During twenty five years of giving public magic lantern slide shows, some of the most memorable were in Swaledale, North Yorkshire. Swaledale is the most northerly of the dales and lies to the west of the county town of Richmond. It is, in my view, the loveliest of all Yorkshire’s dales but many of you will, of course, disagree.
In the 1940s and 50s, Charles Jackson, an amateur photographer from Bury (near Manchester) and his wife Dorothy, holidayed in the area, year after year, often staying in Muker. Charles took photographs of the people they encountered and transferred them to magic lantern slides, so that he could project them to members of his camera club when he got home. It was common practice then for photography clubs to hold competitions with cash prizes and Charles’ photographs regularly won him enough money to pay for their next holiday.
I met Dorothy a couple of years after Charles had died and we got to know each other well. She was a lovely lady. They had no children so, before she passed away, Dorothy asked to me to look after Charles’ slide collection. This I have done and it forms a unique and remarkable record of post-war, rural England.

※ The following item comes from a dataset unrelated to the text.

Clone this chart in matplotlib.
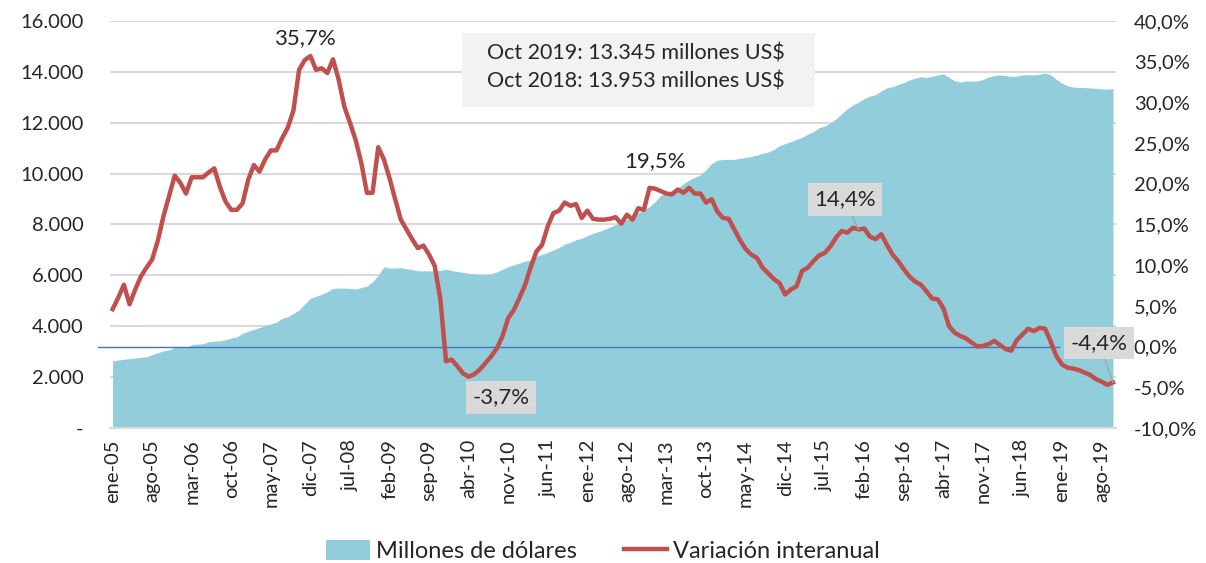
import matplotlib
matplotlib.use("Agg")
import matplotlib.pyplot as plt
from matplotlib.lines import Line2D
from matplotlib.patches import Patch, Rectangle
import numpy as np

plt.rcParams['font.family'] = ['Lato', 'DejaVu Sans']

# Monthly data ene-05 .. oct-19
millones = [
    2640, 2670, 2700, 2730, 2750, 2780, 2800, 2880, 2960, 3030, 3070,
    3170, 3180, 3160, 3270, 3300, 3310, 3390, 3410, 3430, 3470,
    3530, 3580, 3720, 3800, 3880, 3950, 4020, 4090, 4160, 4310,
    4380, 4500, 4640, 4870, 5100, 5180, 5260, 5360, 5490, 5500,
    5500, 5490, 5460, 5520, 5580, 5750, 6000, 6340, 6280, 6290,
    6300, 6260, 6230, 6180, 6180, 6180, 6180, 6200, 6240, 6190,
    6150, 6120, 6080, 6060, 6030, 6010, 6060, 6140, 6240, 6340,
    6420, 6480, 6560, 6600, 6750, 6820, 6900, 7000, 7100, 7230,
    7300, 7400, 7460, 7560, 7650, 7720, 7800, 7900, 8000, 8100,
    8200, 8370, 8450, 8600, 8700, 8900, 9150, 9250, 9350, 9430,
    9600, 9750, 9850, 9950, 10150, 10400, 10520, 10560, 10560, 10560,
    10600, 10630, 10680, 10730, 10800, 10850, 10950, 11100, 11180, 11260,
    11350, 11430, 11550, 11650, 11800, 11870, 12000, 12150, 12350, 12550,
    12700, 12820, 12950, 13050, 13100, 13250, 13370, 13420, 13500, 13580,
    13680, 13750, 13810, 13780, 13820, 13880, 13920, 13780, 13650, 13600,
    13640, 13640, 13640, 13700, 13800, 13850, 13880, 13860, 13820, 13830,
    13880, 13890, 13880, 13900, 13953, 13880, 13700, 13550, 13450, 13400,
    13390, 13380, 13370, 13350, 13330, 13320, 13345,
]

variacion = [
    4.6, 6.0, 7.6, 5.2, 7.0, 8.6, 9.7, 10.7, 13.0, 16.0, 18.5,
    21.0, 20.1, 18.8, 20.8, 20.8, 20.8, 21.4, 21.9, 19.6, 17.8,
    16.8, 16.8, 17.6, 20.5, 22.3, 21.5, 23.0, 24.1, 24.1, 25.6,
    26.9, 29.0, 34.0, 35.2, 35.7, 34.0, 34.2, 33.6, 35.3, 32.8,
    29.5, 27.5, 25.4, 22.6, 18.9, 18.9, 24.5, 23.0, 20.7, 18.1,
    15.6, 14.4, 13.2, 12.1, 12.4, 11.3, 9.9, 5.8, -1.8, -1.6,
    -2.4, -3.3, -3.7, -3.4, -2.8, -2.0, -1.2, -0.2, 1.3, 3.5,
    4.5, 6.0, 7.6, 9.8, 11.7, 12.5, 14.8, 16.4, 16.7, 17.7,
    17.3, 17.5, 15.8, 16.7, 15.7, 15.6, 15.6, 15.7, 15.9, 15.1,
    16.2, 15.6, 17.0, 16.8, 19.5, 19.4, 19.1, 18.8, 18.7, 19.3,
    18.9, 19.5, 18.8, 18.8, 17.7, 18.1, 16.6, 15.8, 15.7, 14.4,
    13.1, 12.0, 11.3, 10.9, 9.7, 9.0, 8.3, 7.8, 6.4, 7.0,
    7.4, 9.3, 9.7, 10.5, 11.2, 11.5, 12.3, 13.4, 14.2, 14.0,
    14.6, 14.4, 14.5, 13.5, 13.2, 13.8, 12.5, 11.3, 10.5, 9.5,
    8.6, 8.0, 7.6, 6.8, 5.9, 5.8, 4.7, 2.5, 1.7, 1.3,
    1.0, 0.5, 0.0, 0.1, 0.3, 0.7, 0.2, -0.3, -0.5, 0.8,
    1.5, 2.2, 1.9, 2.3, 2.2, 0.6, -1.2, -2.2, -2.6, -2.7,
    -2.9, -3.2, -3.5, -4.0, -4.3, -4.7, -4.4,
]

tick_labels = ["ene-05", "ago-05", "mar-06", "oct-06", "may-07", "dic-07", "jul-08",
               "feb-09", "sep-09", "abr-10", "nov-10", "jun-11", "ene-12", "ago-12",
               "mar-13", "oct-13", "may-14", "dic-14", "jul-15", "feb-16", "sep-16",
               "abr-17", "nov-17", "jun-18", "ene-19", "ago-19"]

left_ticks = [0, 2000, 4000, 6000, 8000, 10000, 12000, 14000, 16000]
right_ticks = [-10, -5, 0, 5, 10, 15, 20, 25, 30, 35, 40]

info_lines = ["Oct 2019: 13.345 millones US$", "Oct 2018: 13.953 millones US$"]

AREA = '#92CDDC'
RED = '#C0504D'
TXT = '#262626'
FS = 14.5
FA = 16

x = np.arange(len(millones))

fig = plt.figure(figsize=(12.06, 5.63), dpi=100)
ax = fig.add_axes([0.0910, 0.2398, 0.8342, 0.7229])
ax2 = ax.twinx()

ax.set_axisbelow(True)
ax.fill_between(x, millones, 0, color=AREA, lw=0, zorder=1)
ax.set_xlim(-0.5, len(millones) - 0.5)
ax.set_ylim(0, 16000)
ax.set_yticks(left_ticks)
ax.set_yticklabels(['-' if v == 0 else f"{v:,}".replace(',', '.') for v in left_ticks])
ax.yaxis.grid(True, color='#D9D9D9', lw=1.5)
ax.set_xticks(np.arange(0, len(millones), 7)[:len(tick_labels)])
ax.set_xticklabels(tick_labels, rotation=90, va='top', ha='center')
ax.tick_params(axis='both', length=0, labelsize=FS, colors=TXT)
ax.tick_params(axis='y', pad=19)
ax.tick_params(axis='x', pad=8)
for s in ['top', 'left', 'right']:
    ax.spines[s].set_visible(False)
ax.spines['bottom'].set_color('#D9D9D9')
ax.spines['bottom'].set_linewidth(1.5)

ax2.set_ylim(-10, 40)
ax2.set_yticks(right_ticks)
ax2.set_yticklabels([f"{v:.1f}%".replace('.', ',') for v in right_ticks])
ax2.tick_params(axis='y', length=0, labelsize=FS, colors=TXT, pad=13)
for s in ['top', 'left', 'right', 'bottom']:
    ax2.spines[s].set_visible(False)

ax2.axhline(0, xmin=-0.012, xmax=0.944, color='#4472C4', lw=1.0, clip_on=False, zorder=2)
ax2.plot(x, variacion, color=RED, lw=3.2, solid_joinstyle='round', zorder=3)

# Annotations
i_max = int(np.argmax(variacion))
ax2.annotate("35,7%", xy=(i_max, variacion[i_max]), xytext=(-4, 13), textcoords='offset points',
             ha='center', va='center', fontsize=FA, color=TXT)
ax2.annotate("19,5%", xy=(95, variacion[95]), xytext=(4, 19), textcoords='offset points',
             ha='center', va='center', fontsize=FA, color=TXT)
box = dict(boxstyle='square,pad=0.28', fc='#D9D9D9', ec='none')
ax2.annotate("14,4%", xy=(132, variacion[132]), xytext=(-10, 21.5), textcoords='offset points',
             ha='center', va='center', fontsize=FA, color=TXT, bbox=box,
             arrowprops=dict(arrowstyle='-', color='#A6A6A6', lw=1, shrinkA=0, shrinkB=0))
ax2.annotate("-3,7%", xy=(63, variacion[63]), xytext=(23.5, -15), textcoords='offset points',
             ha='center', va='center', fontsize=FA, color=TXT, bbox=box)
ax2.annotate("-4,4%", xy=(177, variacion[177]), xytext=(-10, 28.5), textcoords='offset points',
             ha='center', va='center', fontsize=FA, color=TXT, bbox=box, zorder=5,
             arrowprops=dict(arrowstyle='-', color='#A6A6A6', lw=1, shrinkA=0, shrinkB=0))

# Info box
W, H = 1206.0, 563.0
fig.patches.append(Rectangle((462 / W, 1 - 107 / H), 353 / W, 74 / H, transform=fig.transFigure,
                             fc='#F2F2F2', ec='none', zorder=4))
fig.text(487 / W, 1 - 53 / H, info_lines[0], ha='left', va='center', fontsize=15.5, color=TXT, zorder=5)
fig.text(487 / W, 1 - 82 / H, info_lines[1], ha='left', va='center', fontsize=15.5, color=TXT, zorder=5)

handles = [Patch(facecolor=AREA, edgecolor='none'), Line2D([0], [0], color=RED, lw=3.2)]
fig.legend(handles, ["Millones de dólares", "Variación interanual"], loc='center',
           bbox_to_anchor=(0.5, 1 - 551 / H), ncol=2, frameon=False, fontsize=17,
           handlelength=1.85, handleheight=0.9, columnspacing=2.0, handletextpad=0.25,
           labelcolor=TXT, borderpad=0)

fig.savefig("out.png", dpi=100)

The amazing thing about Charles Jackson’s lantern slides is that he painstakingly hand-tinted each one. He took photographs with a heavy ‘plate’ camera mounted on a tripod, then processed the negative images to produce positive ones on glass slides. He then meticulously hand coloured each one using a magnifying glass and very fine brushes, decades after hand-tinting of photographs had become a lost art and when lantern slides were considered to be very old-fashioned.
These three slides are just a small selection from the collection. Others can be seen in my ebook ‘Swaledale through the Magic Lantern’, ‘though not in colour. The one of the farmer with his horse and dog (and the close-up) is a beautifully executed work of art, given that it’s on a piece of glass just three and a quarter inches square.
So, why were my magic lantern shows in Swaledale so memorable? The audiences were warm, funny, friendly, Yorkshire folk. Many of them were seeing friends and family members on the screen, in Charles’ photographs, who they’d known in their youth and they brought the pictures to life with stories and anecdotes. It was a privilege to show these slides to people for whom they meant so much.